We need to talk… Stoltenberg says NATO seeking Russia meeting
Seemingly shifting the tone of the usual “Russian threat” rhetoric, NATO chief Jens Stoltenberg told reporters in Washington the alliance is seeking talks with Moscow. It comes just a day after Stoltenberg singled out Russia out as the bloc’s top challenge.
In the aftermath of Crimea’s accession to Russia – or, as the Western governments keep insisting, its “annexation” – NATO suspended all military cooperation with Moscow.
But now, NATO and Russia are in discussions to settle on an agenda for a new meeting, according to the alliance’s Secretary General Stoltenberg. The meeting will take place through the NATO-Russia Council.
The central goal at this point is to settle on an agenda. “And we are in the process of discussing that with the Russians, and hopefully we’ll be able to agree on the agenda and then to convene a meeting,” Stoltenberg said during an Atlantic Council speech.
“The [NATO-Russia] Council has never been suspended. Actually we had two meetings in the council after the annexation of Crimea. So the whole idea is that practical cooperation has been suspended, political dialogue has been in place,” Stoltenberg claimed.
Meanwhile, on Monday Russia’s Foreign Affairs Committee head Aleksey Pushkov said that the Russia-NATO Council is not working.
The council was set up in 2002 to create a forum for dialogue on security issues between NATO members and Russia.
Over the past couple of years, the Russia-NATO Council has suspended meetings due to strained relations after the Ukrainian crisis and NATO’s allegations of Russia’s involvement in the war in Donbass.
Moscow has dismissed the accusations, while NATO has singled out Russia as a collective defense threat and has argued for the expansion of its military presence around the eastern borders of the alliance.
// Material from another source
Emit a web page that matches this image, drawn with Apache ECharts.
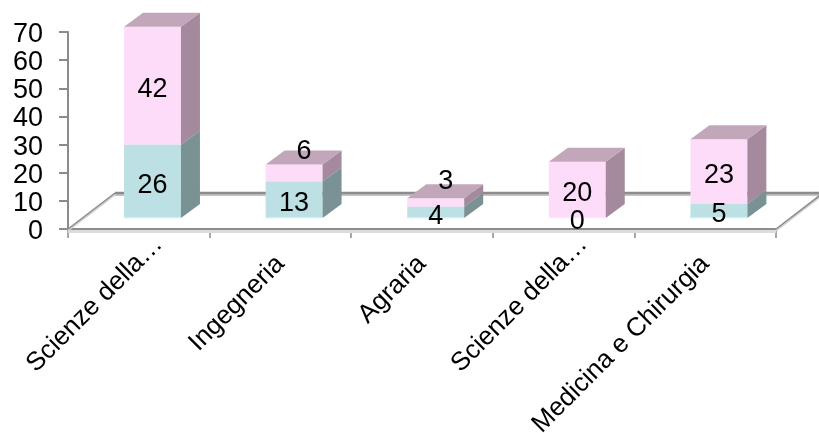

While not fundamentally changing his stance on Russia and Ukraine, Stoltenberg somewhat softened the rhetoric, saying that NATO does not see “any immediate threat” in Europe, including on its Eastern European borders. He was responding to a question on whether Russia poses any “real” threat to the alliance.
“NATO is not looking for a confrontation with Russia. We will avoid a new Cold War. We are counting on a dialogue with Russia,” he added.
This comes in stark contrast to Stoltenberg’s comments just a day earlier, when he listed Russia as the alliance’s main challenge following a meeting with US President Barack Obama.
“Together, we are now implementing the biggest reinforcement through our collective defense since the end of the Cold War,” Stoltenberg said.
US scares Europe with ‘mythical’ Russian threat to justify military costs – Russian envoy to NATO https://t.co/LjllisMgPf— RT (@RT_com) April 7, 2016
Moscow has repeatedly criticized NATO’s creeping expansion in Eastern Europe. In a recent statement, Russia’s permanent representative to NATO, Aleksandr Grushko, said that the alliance’s expansion contradicts the spirit of international treaties on mutual relations and military activity, which state that the Western military bloc is not to permanently station additional forces near Russian borders.
“We are not passive observers, we consistently take all the military measures we consider necessary in order to counterbalance this reinforced presence that is not justified by anything,” Grushko said.
Grushko also exclusively told RT he believes the recent anti-Russian rhetoric was serving to “breathe new life into NATO,” as the alliance is failing to respond to the modern security environment and “combat threats such as terrorism, migration and many others.”
Instead of this, the US is trying to “further strengthen its hegemony in European affairs and at the same time to drive a wedge between Europe and Russia.”